There should be greater clarity regarding the division of labor, responsibility and authority between proxy advisors and the investment advisers they serve. We also need clarity regarding the analytical and decision-making processes advisers employ, including the extent to which those analytics are company or industry-specific. On this last point, it is clear to me that some matters put to a shareholder vote can only be analyzed effectively on a company-specific basis, as opposed to applying a more general market or industry-wide policy.
Also on the SEC’s rulemaking agenda is the so-called JOBS Act 3.0, which includes provisions to expand ‘testing-the-waters’ and study of the SEC’s quarterly reporting regime. Rulemakings relating to expanding Regulation A for public reporting companies is also coming in 2019.
Concerning capital formation and investment opportunities, Clayton indicated that the Division of Corporation Finance is looking at the private offering framework.
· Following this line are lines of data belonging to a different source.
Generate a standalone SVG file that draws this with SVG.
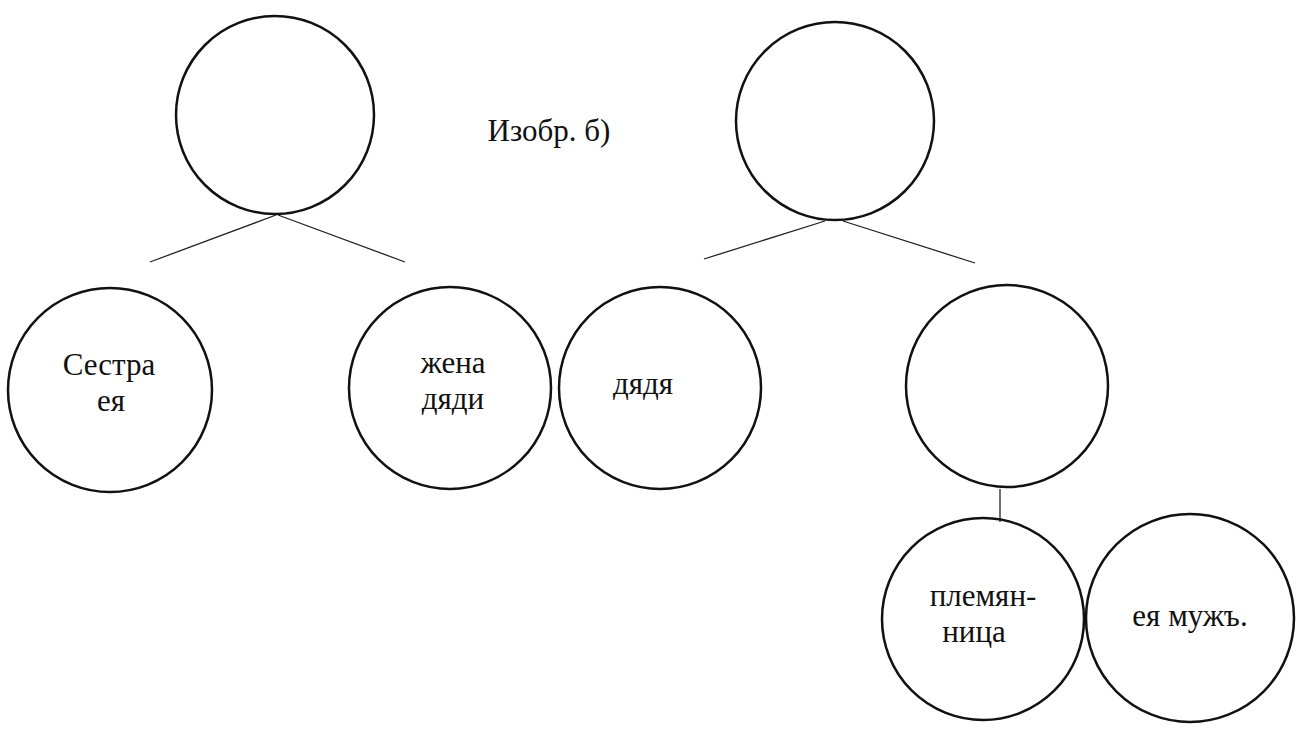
<svg xmlns="http://www.w3.org/2000/svg" width="1312" height="729" viewBox="0 0 1312 729">
<style>
.n{fill:none;stroke:#111;stroke-width:2.5}
.c{stroke:#222;stroke-width:1.3;fill:none}
.t{font-family:"Liberation Serif","DejaVu Serif",serif;font-size:31px;fill:#111;text-anchor:middle}
</style>
<rect width="1312" height="729" fill="#fff"/>
<g id="connectors">
<line class="c" x1="276" y1="215" x2="150" y2="262"/>
<line class="c" x1="278" y1="215" x2="405" y2="262"/>
<line class="c" x1="825" y1="221" x2="704" y2="259"/>
<line class="c" x1="843" y1="221" x2="975" y2="263"/>
<line class="c" x1="1000" y1="489" x2="1000" y2="522"/>
</g>
<g id="top-left"><circle class="n" cx="275" cy="115" r="99"/></g>
<g id="caption"><text class="t" x="549" y="141">Изобр. б)</text></g>
<g id="top-right"><circle class="n" cx="835" cy="121" r="99"/></g>
<g id="sestra"><circle class="n" cx="110" cy="390" r="102"/><text class="t" x="109" y="375">Сестра</text><text class="t" x="111" y="411">ея</text></g>
<g id="zhena"><circle class="n" cx="450" cy="388" r="101"/><text class="t" x="453" y="373">жена</text><text class="t" x="453" y="409">дяди</text></g>
<g id="dyadya"><circle class="n" cx="660" cy="388" r="101"/><text class="t" x="643" y="394">дядя</text></g>
<g id="right-middle"><circle class="n" cx="1007" cy="386" r="101"/></g>
<g id="plemyannitsa"><circle class="n" cx="983" cy="619" r="101"/><text class="t" x="983" y="606">племян-</text><text class="t" x="974" y="642">ница</text></g>
<g id="muzh"><circle class="n" cx="1190" cy="618" r="104"/><text class="t" x="1190" y="626">ея мужъ.</text></g>
</svg>
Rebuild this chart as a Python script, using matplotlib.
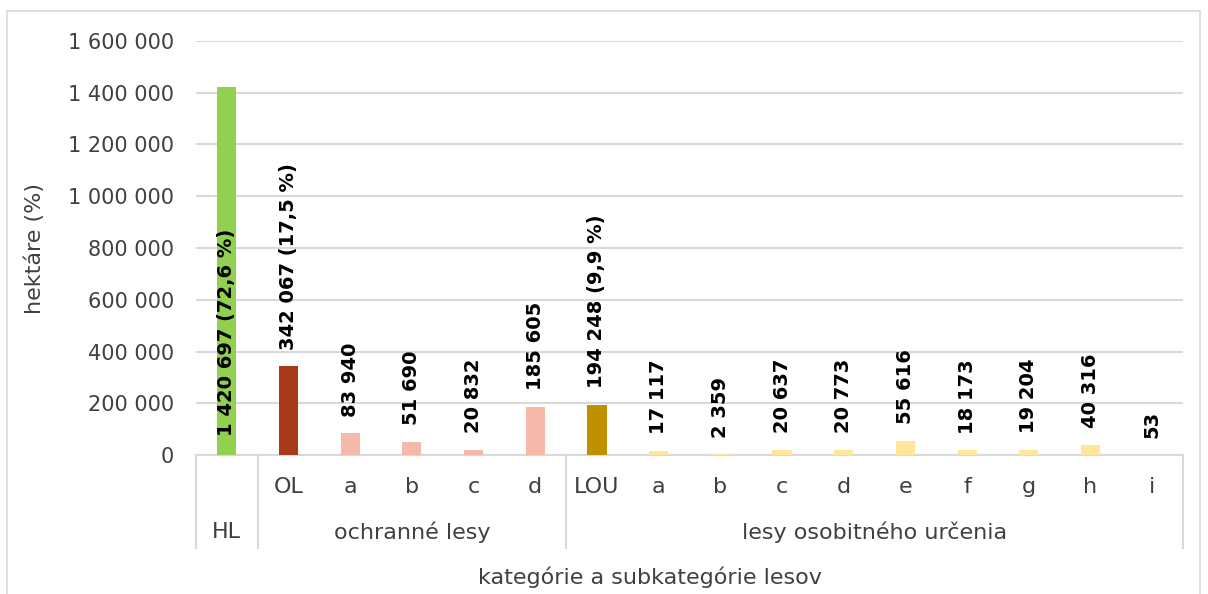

According to Clayton, “Our ‘patchwork’ private offering system is complex and it is time to take a critical look to see how it can be improved, harmonized and streamlined.” Specifically, SEC staff is developing a concept release seeking industry input about key topics, including whether the accredited investor definition is “appropriately tailored to address both investment opportunity and investor protection concerns.”
Not surprisingly, distributed ledger technology, digital assets and initial coin offerings (ICOs) continue as a top focus in 2019. “I believe that ICOs can be effective ways for entrepreneurs and others to raise capital,” Clayton said. “However, the novel technological nature of an ICO does not change the fundamental point that, when a security is being offered, our securities laws must be followed.”
From an enforcement perspective, Clayton stated that the SEC will continue to prioritize cybersecurity in its examinations of broker-dealers, investment advisers and critical market infrastructure utilities. “In assessing how firms prepare for a cybersecurity threat, safeguard customer information, and detect red flags for potential identity theft, for example, we have focused on areas including risk governance, access controls, data loss prevention, vendor management and training, among others,” Clayton stated. “And given the interconnectedness of our markets, we will continue to work closely with our counterparts at other federal financial regulatory agencies and the international community.”
Finally, Clayton noted that the SEC is monitoring three risk areas: the impact to reporting companies of the United Kingdom’s exit from the European Union (Brexit); the transition away from LIBOR as a reference rate for financial contracts; and cybersecurity.